Balyand Mosque
Hidden on the fringes of the old town, some 400 metres south of the Kosh Madrassahs on Mira Street, the Balyand Mosque is a frequently overlooked 16th century gem.
Balyand mosque was built in the beginning of the 16th century in a wealthy Bukhara neighbourhood. Balyand mosque (in translation - "the high") owes its name to elevated stone base and high iwans.
This building is a typical example of a block mosque. The mosque consists of two parts - the summer and the winter ones. The winter part represents cube-shaped building. It is surrounded and shadowed with the terrace and astonishes with its decorated interior. The terrace is a summer mosque. The pillars of the terrace are shaped in a form of stalactites made in the 19th century from wood and is supported by the fundamental base.
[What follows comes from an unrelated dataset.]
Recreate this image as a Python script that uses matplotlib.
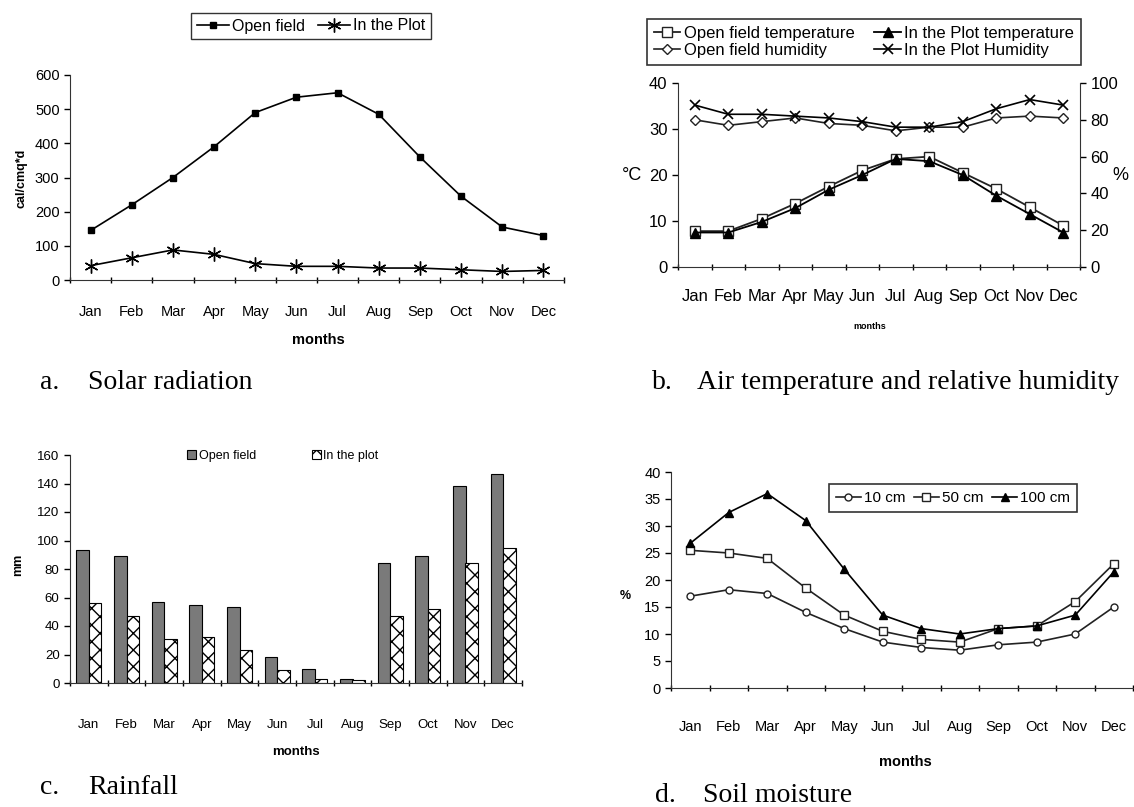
import matplotlib
matplotlib.use("Agg")
import matplotlib.pyplot as plt
import numpy as np

plt.rcParams['font.family'] = ['Liberation Sans', 'DejaVu Sans']

months = ['Jan', 'Feb', 'Mar', 'Apr', 'May', 'Jun', 'Jul', 'Aug', 'Sep', 'Oct', 'Nov', 'Dec']

# a. solar radiation (cal/cmq*d)
solar_open = [145, 220, 300, 390, 490, 535, 548, 485, 360, 245, 155, 130]
solar_plot = [42, 65, 88, 75, 48, 40, 40, 35, 35, 30, 25, 28]

# b. air temperature (°C) and relative humidity (%)
temp_open = [7.8, 7.8, 10.5, 13.8, 17.5, 21.0, 23.5, 24.0, 20.5, 17.0, 13.0, 9.0]
temp_plot = [7.5, 7.5, 9.8, 12.8, 16.8, 20.0, 23.5, 23.0, 20.0, 15.5, 11.5, 7.5]
hum_open = [80, 77, 79, 81, 78, 77, 74, 76, 76, 81, 82, 81]
hum_plot = [88, 83, 83, 82, 81, 79, 76, 76, 79, 86, 91, 88]

# c. rainfall (mm)
rain_open = [93, 89, 57, 55, 53, 18, 10, 3, 84, 89, 138, 147]
rain_plot = [56, 47, 31, 32, 23, 9, 3, 2, 47, 52, 84, 95]

# d. soil moisture (%)
soil_10 = [17, 18.2, 17.5, 14, 11, 8.5, 7.5, 7, 8, 8.5, 10, 15]
soil_50 = [25.5, 25, 24, 18.5, 13.5, 10.5, 9, 8.5, 11, 11.5, 16, 23]
soil_100 = [26.8, 32.5, 36, 31, 22, 13.5, 11, 10, 11, 11.5, 13.5, 21.5]

W, H = 1134, 807
fig = plt.figure(figsize=(W / 100, H / 100), dpi=100)


def box(l, t, r, b):
    # pixel box -> figure fraction rect
    return [l / W, 1 - b / H, (r - l) / W, (b - t) / H]


def fx(x):
    return x / W


def fy(y):
    return 1 - y / H


def category_axis(ax, size, pad):
    ax.set_xlim(-0.5, 11.5)
    ax.set_xticks(np.arange(12))
    ax.set_xticklabels(months, fontsize=size)
    ax.set_xticks(np.arange(-0.5, 12, 1), minor=True)
    ax.tick_params(axis='x', which='major', length=0, pad=pad)
    ax.tick_params(axis='x', which='minor', length=5, direction='inout', width=1)
    ax.tick_params(axis='y', length=4, direction='out', width=1, labelsize=size)
    for s in ['top', 'right']:
        ax.spines[s].set_visible(False)
    for s in ['left', 'bottom']:
        ax.spines[s].set_color('#333333')


x = np.arange(12)

# ---- a. Solar radiation
ax1 = fig.add_axes(box(70, 75, 564, 280))
category_axis(ax1, 10.5, 18)
ax1.plot(x, solar_open, color='black', lw=1.2, marker='s', ms=4, label='Open field')
ax1.plot(x, solar_plot, color='black', lw=1.2, marker=(6, 2, 0), ms=10, mew=1, label='In the Plot')
ax1.set_ylim(0, 600)
ax1.set_yticks(range(0, 601, 100))
fig.text(fx(22), fy(178), 'cal/cmq*d', rotation=90, ha='center', va='center', fontsize=9, fontweight='bold')
fig.text(fx(318), fy(340), 'months', ha='center', va='center', fontsize=10.5, fontweight='bold')
leg = ax1.legend(loc='center', bbox_to_anchor=(fx(311), fy(26)), bbox_transform=fig.transFigure,
                 ncol=2, fontsize=11.5, frameon=True, fancybox=False, edgecolor='black',
                 handlelength=2.0, handletextpad=0.2, columnspacing=0.8, borderpad=0.35)
leg.get_frame().set_linewidth(1)

# ---- b. Air temperature and relative humidity
ax2 = fig.add_axes(box(678, 83, 1080, 267))
category_axis(ax2, 12, 16)
ax2.plot(x, temp_open, color='#222222', lw=1.3, marker='s', ms=7, mfc='white', mec='#222222', label='Open field temperature')
ax2.plot(x, temp_plot, color='black', lw=1.3, marker='^', ms=7, label='In the Plot temperature')
ax2.set_ylim(0, 40)
ax2.set_yticks(range(0, 41, 10))
ax2b = ax2.twinx()
ax2b.plot(x, hum_open, color='#222222', lw=1.2, marker='D', ms=5, mfc='white', mec='#222222', label='Open field humidity')
ax2b.plot(x, hum_plot, color='black', lw=1.2, marker='x', ms=7, mew=1.2, label='In the Plot Humidity')
ax2b.set_ylim(0, 100)
ax2b.set_yticks(range(0, 101, 20))
ax2b.tick_params(axis='y', length=4, direction='out', width=1, labelsize=12)
for s in ['top', 'left', 'bottom']:
    ax2b.spines[s].set_visible(False)
ax2b.spines['right'].set_color('#333333')
fig.text(fx(632), fy(176), '°C', ha='center', va='center', fontsize=13)
fig.text(fx(1120), fy(176), '%', ha='center', va='center', fontsize=13)
fig.text(fx(870), fy(326), 'months', ha='center', va='center', fontsize=6.5, fontweight='bold')
h1, l1 = ax2.get_legend_handles_labels()
h2, l2 = ax2b.get_legend_handles_labels()
handles = [h1[0], h2[0], h1[1], h2[1]]
labels = [l1[0], l2[0], l1[1], l2[1]]
leg = ax2b.legend(handles, labels, loc='center', bbox_to_anchor=(fx(864), fy(42)), bbox_transform=fig.transFigure,
                  ncol=2, fontsize=12, frameon=True, fancybox=False, edgecolor='black',
                  handlelength=1.6, handletextpad=0.2, columnspacing=1.2, borderpad=0.4,
                  labelspacing=0.15)
leg.get_frame().set_linewidth(1.2)

# ---- c. Rainfall
ax3 = fig.add_axes(box(70, 455, 522, 683))
category_axis(ax3, 9.5, 26)
bw = 0.33
ax3.bar(x - bw / 2, rain_open, bw, color='#7a7a7a', edgecolor='black', lw=0.8, label='Open field')
ax3.bar(x + bw / 2, rain_plot, bw, color='white', edgecolor='black', lw=0.8, hatch='xx', label='In the plot')
ax3.set_ylim(0, 160)
ax3.set_yticks(range(0, 161, 20))
fig.text(fx(18), fy(565), 'mm', rotation=90, ha='center', va='center', fontsize=9, fontweight='bold')
fig.text(fx(296), fy(752), 'months', ha='center', va='center', fontsize=9.5, fontweight='bold')
ax3.legend(loc='center', bbox_to_anchor=(fx(283), fy(456)), bbox_transform=fig.transFigure,
           ncol=2, fontsize=9, frameon=False, handlelength=0.7, handleheight=0.7,
           handletextpad=0.2, columnspacing=4.5)

# ---- d. Soil moisture
ax4 = fig.add_axes(box(671, 472, 1133, 688))
category_axis(ax4, 10.5, 23)
ax4.plot(x, soil_10, color='#222222', lw=1.2, marker='o', ms=5, mfc='white', mec='#222222', label='10 cm')
ax4.plot(x, soil_50, color='#222222', lw=1.2, marker='s', ms=6, mfc='white', mec='#222222', label='50 cm')
ax4.plot(x, soil_100, color='black', lw=1.2, marker='^', ms=6, label='100 cm')
ax4.set_ylim(0, 40)
ax4.set_yticks(range(0, 41, 5))
fig.text(fx(625), fy(596), '%', ha='center', va='center', fontsize=9, fontweight='bold')
fig.text(fx(905), fy(762), 'months', ha='center', va='center', fontsize=10.5, fontweight='bold')
leg = ax4.legend(loc='center', bbox_to_anchor=(fx(953), fy(498)), bbox_transform=fig.transFigure,
                 ncol=3, fontsize=11, frameon=True, fancybox=False, edgecolor='black',
                 handlelength=1.6, handletextpad=0.2, columnspacing=0.6, borderpad=0.45)
leg.get_frame().set_linewidth(1.2)

# captions
cap = dict(family=['Liberation Serif', 'DejaVu Serif'], fontsize=20, va='center')
fig.text(fx(40), fy(383), 'a.', **cap)
fig.text(fx(88), fy(383), 'Solar radiation', **cap)
fig.text(fx(652), fy(383), 'b.', **cap)
fig.text(fx(697), fy(383), 'Air temperature and relative humidity', **cap)
fig.text(fx(40), fy(787), 'c.', **cap)
fig.text(fx(88), fy(787), 'Rainfall', **cap)
fig.text(fx(655), fy(796), 'd.', **cap)
fig.text(fx(703), fy(796), 'Soil moisture', **cap)

fig.savefig('out.png', dpi=100)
Upon initial inspection, its facade is unimposing, notable only for the slender columns of the iwan which gives the mosque its name, devoid of the monumentality inherent in so much of Bukharan architecture. But beneath its anonymous exterior revels undisturbed some of the most opulent decoration to be found in Bukhara.
This architectural schizophrenia is buried deep in the mosque's raison d'etre. For, as a local guzar mosque, its style is personal rather than public, introspective rather than ostentatious - a place of contemplation and refuge rather than ceremony or formality. Yet at the same time its district was a rich one and a district traditionally reflected its social standing and religious piety through its mosque.
The interior of the mosque is small and intimate and prayer mats quilt the floor in comfortable familiarity. The artistic and spiritual focus of the mosque, the glittering mihrab wall and niche, is an intense burst of polychrome mosaic and tilework, decorated with vegetable motifs and thulth Koranic inscriptions, and the beautifully carved wooden ceiling is remarkable for its unrestored kundal paintwork, suspended on chains from the cross beams above.
The Balyand now functions again as a working mosque and should be left in peace during namaz prayer.